>> BEGIN Data provided
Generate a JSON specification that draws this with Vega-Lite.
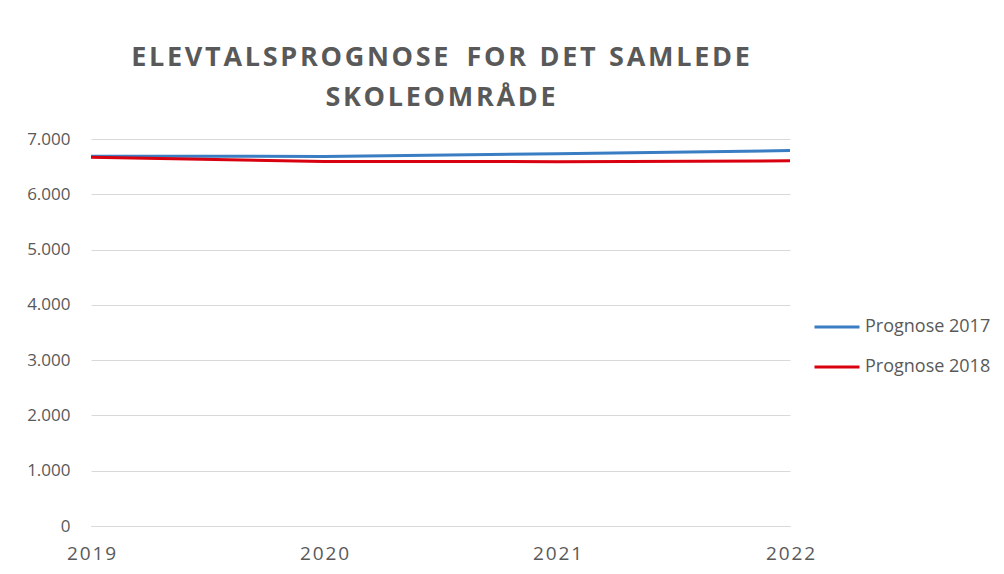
{
  "$schema": "https://vega.github.io/schema/vega-lite/v6.json",
  "width": 699,
  "height": 387,
  "autosize": {"type": "none"},
  "padding": {"left": 91, "top": 139, "right": 214, "bottom": 48},
  "background": "white",
  "title": {
    "text": ["E\u200aL\u200aE\u200aV\u200aT\u200aA\u200aL\u200aS\u200aP\u200aR\u200aO\u200aG\u200aN\u200aO\u200aS\u200aE\u2002\u2009F\u200aO\u200aR\u2002D\u200aE\u200aT\u2002S\u200aA\u200aM\u200aL\u200aE\u200aD\u200aE", "S\u200aK\u200aO\u200aL\u200aE\u200aO\u200aM\u200aR\u200aÅ\u200aD\u200aE"],
    "font": "Open Sans",
    "fontSize": 27,
    "fontWeight": "bold",
    "color": "#595959",
    "lineHeight": 40,
    "anchor": "middle",
    "offset": 18
  },
  "data": {
    "values": [
      {"year": 2019, "value": 6690, "series": "Prognose 2017"},
      {"year": 2020, "value": 6685, "series": "Prognose 2017"},
      {"year": 2021, "value": 6735, "series": "Prognose 2017"},
      {"year": 2022, "value": 6790, "series": "Prognose 2017"},
      {"year": 2019, "value": 6670, "series": "Prognose 2018"},
      {"year": 2020, "value": 6595, "series": "Prognose 2018"},
      {"year": 2021, "value": 6590, "series": "Prognose 2018"},
      {"year": 2022, "value": 6605, "series": "Prognose 2018"}
    ]
  },
  "mark": {"type": "line", "strokeWidth": 3},
  "encoding": {
    "x": {
      "field": "year",
      "type": "quantitative",
      "scale": {"domain": [2019, 2022], "nice": false, "zero": false},
      "axis": {
        "title": null,
        "values": [2019, 2020, 2021, 2022],
        "labelExpr": "join(split(toString(datum.value), ''), '\u200a')",
        "grid": false,
        "ticks": false,
        "domainColor": "#D9D9D9",
        "domainWidth": 1,
        "labelFont": "Open Sans",
        "labelFontSize": 19,
        "labelColor": "#595959",
        "labelPadding": 18,
        "labelFlush": false
      }
    },
    "y": {
      "field": "value",
      "type": "quantitative",
      "scale": {"domain": [0, 7000], "nice": false},
      "axis": {
        "title": null,
        "values": [0, 1000, 2000, 3000, 4000, 5000, 6000, 7000],
        "labelExpr": "replace(format(datum.value, ','), ',', '.')",
        "domain": false,
        "ticks": false,
        "gridColor": "#D9D9D9",
        "gridWidth": 1,
        "labelFont": "Open Sans",
        "labelFontSize": 17,
        "labelColor": "#595959",
        "labelPadding": 21
      }
    },
    "color": {
      "field": "series",
      "type": "nominal",
      "scale": {"domain": ["Prognose 2017", "Prognose 2018"], "range": ["#3A7DC3", "#D9000F"]},
      "legend": {
        "title": null,
        "orient": "none",
        "legendX": 722,
        "legendY": 164,
        "symbolType": "stroke",
        "symbolSize": 2025,
        "symbolStrokeWidth": 3,
        "labelFont": "Open Sans",
        "labelFontSize": 18,
        "labelColor": "#595959",
        "labelOffset": 4,
        "rowPadding": 7
      }
    }
  },
  "config": {"view": {"stroke": null}}
}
>> END Data provided
> _Exercise brief_: Please transcribe the material above exactly as written. Leave the pictures out.

> _Output for this task_:
Generate a JSON specification that draws this with Vega-Lite.
{
  "$schema": "https://vega.github.io/schema/vega-lite/v6.json",
  "width": 699,
  "height": 387,
  "autosize": {"type": "none"},
  "padding": {"left": 91, "top": 139, "right": 214, "bottom": 48},
  "background": "white",
  "title": {
    "text": ["E\u200aL\u200aE\u200aV\u200aT\u200aA\u200aL\u200aS\u200aP\u200aR\u200aO\u200aG\u200aN\u200aO\u200aS\u200aE\u2002\u2009F\u200aO\u200aR\u2002D\u200aE\u200aT\u2002S\u200aA\u200aM\u200aL\u200aE\u200aD\u200aE", "S\u200aK\u200aO\u200aL\u200aE\u200aO\u200aM\u200aR\u200aÅ\u200aD\u200aE"],
    "font": "Open Sans",
    "fontSize": 27,
    "fontWeight": "bold",
    "color": "#595959",
    "lineHeight": 40,
    "anchor": "middle",
    "offset": 18
  },
  "data": {
    "values": [
      {"year": 2019, "value": 6690, "series": "Prognose 2017"},
      {"year": 2020, "value": 6685, "series": "Prognose 2017"},
      {"year": 2021, "value": 6735, "series": "Prognose 2017"},
      {"year": 2022, "value": 6790, "series": "Prognose 2017"},
      {"year": 2019, "value": 6670, "series": "Prognose 2018"},
      {"year": 2020, "value": 6595, "series": "Prognose 2018"},
      {"year": 2021, "value": 6590, "series": "Prognose 2018"},
      {"year": 2022, "value": 6605, "series": "Prognose 2018"}
    ]
  },
  "mark": {"type": "line", "strokeWidth": 3},
  "encoding": {
    "x": {
      "field": "year",
      "type": "quantitative",
      "scale": {"domain": [2019, 2022], "nice": false, "zero": false},
      "axis": {
        "title": null,
        "values": [2019, 2020, 2021, 2022],
        "labelExpr": "join(split(toString(datum.value), ''), '\u200a')",
        "grid": false,
        "ticks": false,
        "domainColor": "#D9D9D9",
        "domainWidth": 1,
        "labelFont": "Open Sans",
        "labelFontSize": 19,
        "labelColor": "#595959",
        "labelPadding": 18,
        "labelFlush": false
      }
    },
    "y": {
      "field": "value",
      "type": "quantitative",
      "scale": {"domain": [0, 7000], "nice": false},
      "axis": {
        "title": null,
        "values": [0, 1000, 2000, 3000, 4000, 5000, 6000, 7000],
        "labelExpr": "replace(format(datum.value, ','), ',', '.')",
        "domain": false,
        "ticks": false,
        "gridColor": "#D9D9D9",
        "gridWidth": 1,
        "labelFont": "Open Sans",
        "labelFontSize": 17,
        "labelColor": "#595959",
        "labelPadding": 21
      }
    },
    "color": {
      "field": "series",
      "type": "nominal",
      "scale": {"domain": ["Prognose 2017", "Prognose 2018"], "range": ["#3A7DC3", "#D9000F"]},
      "legend": {
        "title": null,
        "orient": "none",
        "legendX": 722,
        "legendY": 164,
        "symbolType": "stroke",
        "symbolSize": 2025,
        "symbolStrokeWidth": 3,
        "labelFont": "Open Sans",
        "labelFontSize": 18,
        "labelColor": "#595959",
        "labelOffset": 4,
        "rowPadding": 7
      }
    }
  },
  "config": {"view": {"stroke": null}}
}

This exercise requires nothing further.